Il digiuno è maestro, oppure allenatore nella lotta: “Questo è il digiuno istruttore, che insegna all’atleta le mosse della lotta. Accostatelo, praticate(lo), apprendete il combattimento accorto. Ecco, egli ci ordinò che la nostra bocca digiunasse e digiunasse anche il nostro cuore. Non digiuniamo dal pane (se) nutriamo pensieri…”. Diverse volte, in questi inni, Efrem mette in guardia di fronte al falso digiuno, all'ipocrisia di chi ostenta esteriormente di digiunare, mentre il suo cuore è attaccato al male che non si vede: “L’Isaia eloquente si fece predicatore per biasimare i digiunanti: Grida e proclama! L’orecchio chiuso non si apre che al suono dell’argento! Non digiunare, mentre divori (i beni del)l’orfano! Non vestire l’abito di sacco, mentre spogli la vedova! Non piegare il tuo collo, mentre soggioghi degli esseri nati liberi! Un digiuno, che fa gemere e opprime, rende manifesti gli idoli che si celano in una tale prepotenza”.

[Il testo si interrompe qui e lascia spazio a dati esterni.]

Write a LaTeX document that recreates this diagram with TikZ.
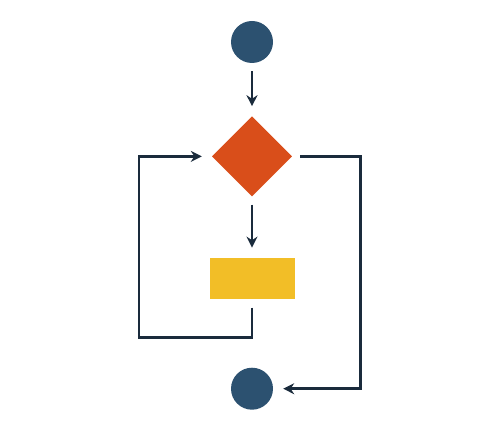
\documentclass[tikz,border=0pt]{standalone}
\usepackage{tikz}
\usetikzlibrary{arrows.meta,positioning,shapes.geometric}

\definecolor{termblue}{HTML}{2C5170}
\definecolor{decorange}{HTML}{D94E1A}
\definecolor{procyellow}{HTML}{F2BE27}
\definecolor{linkdark}{HTML}{1A2B3C}

\tikzset{
  terminal/.style={circle,fill=termblue,inner sep=0pt,minimum size=42pt},
  decision/.style={diamond,fill=decorange,inner sep=0pt,minimum width=80pt,minimum height=80pt},
  process/.style={rectangle,fill=procyellow,inner sep=0pt,minimum width=85pt,minimum height=41.5pt},
  link/.style={draw=linkdark,line width=2.7pt,shorten <=8pt,shorten >=10pt}
}

\begin{document}
\begin{tikzpicture}[x=1pt,y=1pt,>={Stealth[length=11pt,width=11pt]}]
	\useasboundingbox (0,0) rectangle (500,434);
	\node[terminal] (start) at (252,392) {};
	\node[decision] [below=53pt of start] (dec) {};
	\node[process] [below=61pt of dec] (proc) {};
	\node[terminal] [below=68pt of proc] (stop) {};
	\draw[link,->] (start) -- (dec);
	\draw[link,->] (dec) -- (proc);
	\draw[link,->] (proc.south) -- ++(0,-38) -- ++(-113,0) |- (dec.west);
	\draw[link,->] (dec.east) -- ++(68,0) |- (stop.east);
\end{tikzpicture}
\end{document}
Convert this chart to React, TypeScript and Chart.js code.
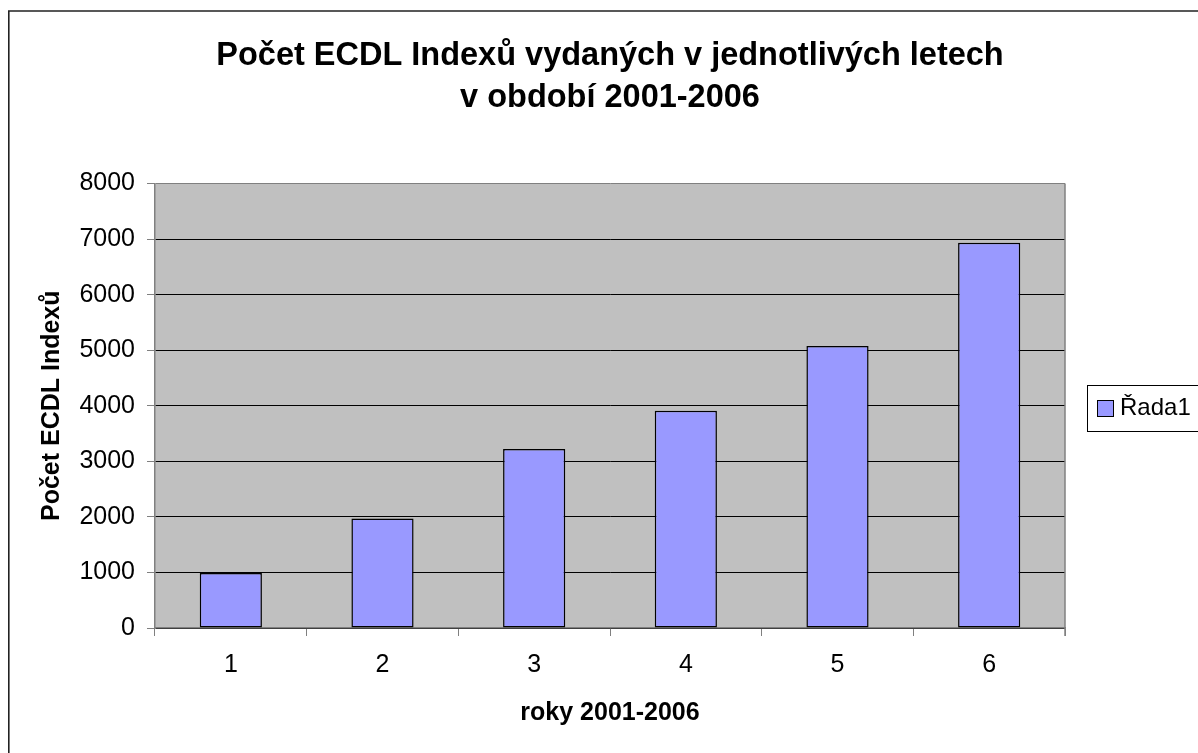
import React, { useEffect, useRef } from "react";
import { Chart, registerables } from "chart.js";

Chart.register(...registerables);

const TITLE_LINES = ["Počet ECDL Indexů vydaných v jednotlivých letech", "v období 2001-2006"];
const CATEGORIES = ["1", "2", "3", "4", "5", "6"];
const SERIES_NAME = "Řada1";
const SERIES_VALUES = [990, 1970, 3220, 3910, 5075, 6935];
const Y_TITLE = "Počet ECDL Indexů";
const X_TITLE = "roky 2001-2006";
const Y_MIN = 0;
const Y_MAX = 8000;
const Y_STEP = 1000;

const FONT = "'Liberation Sans', Arial, sans-serif";
const BAR_COLOR = "#9999FF";

const decorPlugin = {
  id: "decor",
  beforeDraw(chart: any) {
    const { ctx, chartArea } = chart;
    ctx.save();
    ctx.fillStyle = "#ffffff";
    ctx.fillRect(0, 0, chart.width, chart.height);
    // outer frame (right and bottom edges lie outside the view)
    ctx.strokeStyle = "#222222";
    ctx.lineWidth = 1.6;
    ctx.beginPath();
    ctx.moveTo(0.8, chart.height + 5);
    ctx.lineTo(0.8, 3);
    ctx.lineTo(chart.width + 5, 3);
    ctx.stroke();
    // plot background
    ctx.fillStyle = "#C0C0C0";
    ctx.fillRect(chartArea.left, chartArea.top, chartArea.right - chartArea.left, chartArea.bottom - chartArea.top);
    ctx.restore();
  },
  beforeDatasetsDraw(chart: any) {
    const { ctx, chartArea } = chart;
    ctx.save();
    ctx.strokeStyle = "#808080";
    ctx.lineWidth = 1.5;
    ctx.beginPath();
    ctx.moveTo(chartArea.right, chartArea.top);
    ctx.lineTo(chartArea.right, chartArea.bottom + 8);
    ctx.stroke();
    ctx.restore();
  },
  afterDraw(chart: any) {
    const { ctx } = chart;
    const ds = chart.data.datasets[0];
    ctx.save();
    // legend box
    ctx.fillStyle = "#ffffff";
    ctx.strokeStyle = "#000000";
    ctx.lineWidth = 1;
    ctx.fillRect(1079.5, 377.5, 200, 46);
    ctx.strokeRect(1079.5, 377.5, 200, 46);
    ctx.fillStyle = ds.backgroundColor;
    ctx.fillRect(1089.5, 392.5, 16, 16);
    ctx.strokeRect(1089.5, 392.5, 16, 16);
    ctx.fillStyle = "#000000";
    ctx.font = `24px ${FONT}`;
    ctx.textBaseline = "alphabetic";
    ctx.textAlign = "left";
    ctx.fillText(ds.label, 1112, 407);
    ctx.restore();
  },
};

export default function App() {
  const canvasRef = useRef<HTMLCanvasElement | null>(null);

  useEffect(() => {
    if (!canvasRef.current) return;
    const chart = new Chart(canvasRef.current, {
      type: "bar",
      data: {
        labels: CATEGORIES,
        datasets: [
          {
            label: SERIES_NAME,
            data: SERIES_VALUES,
            backgroundColor: BAR_COLOR,
            borderColor: "#000000",
            borderWidth: 1.5,
            borderSkipped: false,
            barPercentage: 0.41,
            categoryPercentage: 1,
          },
        ],
      },
      plugins: [decorPlugin],
      options: {
        animation: false,
        responsive: false,
        devicePixelRatio: 1,
        layout: { padding: { left: 0, right: 133, top: 0, bottom: 0 } },
        plugins: {
          legend: { display: false },
          tooltip: { enabled: false },
          title: {
            display: true,
            fullSize: false,
            text: TITLE_LINES,
            color: "#000000",
            font: { family: FONT, size: 32.5, weight: "bold", lineHeight: 1.3 },
            padding: { top: 27, bottom: 64 },
          },
        },
        scales: {
          x: {
            offset: true,
            grid: {
              offset: true,
              drawOnChartArea: false,
              tickLength: 8,
              tickColor: "#808080",
              color: "#808080",
            },
            border: { display: true, color: "#808080", width: 1.5 },
            ticks: {
              color: "#000000",
              padding: 14,
              font: { family: FONT, size: 25, lineHeight: 1.2 },
            },
            title: {
              display: true,
              text: X_TITLE,
              color: "#000000",
              font: { family: FONT, size: 25, weight: "bold", lineHeight: 1.2 },
              padding: { top: 0, bottom: 25 },
            },
            afterFit(scale: any) {
              scale.height = 125;
            },
          },
          y: {
            min: Y_MIN,
            max: Y_MAX,
            grid: {
              color: (c: any) => (c.tick && c.tick.value === Y_MAX ? "#808080" : "#000000"),
              tickColor: "#808080",
              tickLength: 8,
              lineWidth: 1,
            },
            border: { display: true, color: "#808080", width: 1.5 },
            ticks: {
              stepSize: Y_STEP,
              color: "#000000",
              padding: 12,
              font: { family: FONT, size: 25, lineHeight: 1.2 },
              callback: (v: any) => String(v),
            },
            title: {
              display: true,
              text: Y_TITLE,
              color: "#000000",
              font: { family: FONT, size: 25, weight: "bold", lineHeight: 1.2 },
              padding: { top: 29, bottom: 0 },
            },
            afterFit(scale: any) {
              scale.width = 147;
            },
          },
        },
      },
    } as any);
    return () => chart.destroy();
  }, []);

  return (
    <div style={{ position: "absolute", left: 8, top: 8, width: 1190, height: 745, overflow: "hidden" }}>
      <canvas ref={canvasRef} width={1190} height={745} style={{ display: "block", width: 1190, height: 745 }} />
    </div>
  );
}
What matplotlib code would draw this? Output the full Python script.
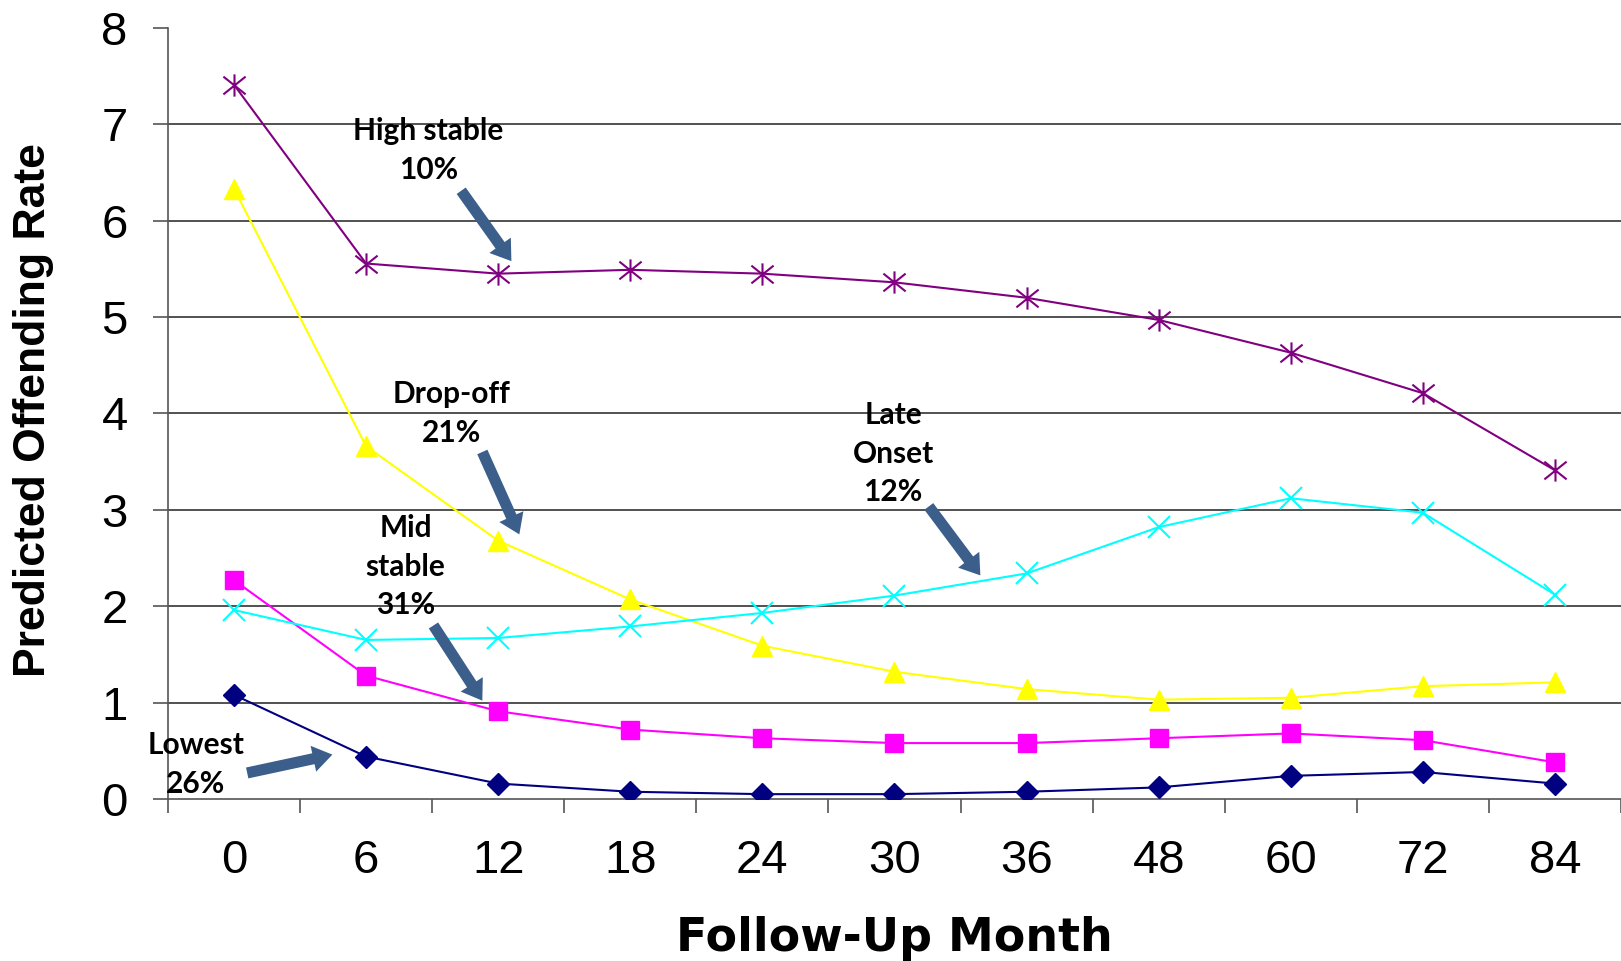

In questi inni Efrem sembra quasi ricorrere a una forma di personificazione del digiuno; in esso, egli si riferisce ovviamente al digiuno come a una pratica ascetica, ma di certo pensa anche al Digiunante per eccellenza, Cristo stesso che è Colui che salva, arricchisce, libera, abbellisce, dà la vera gioia.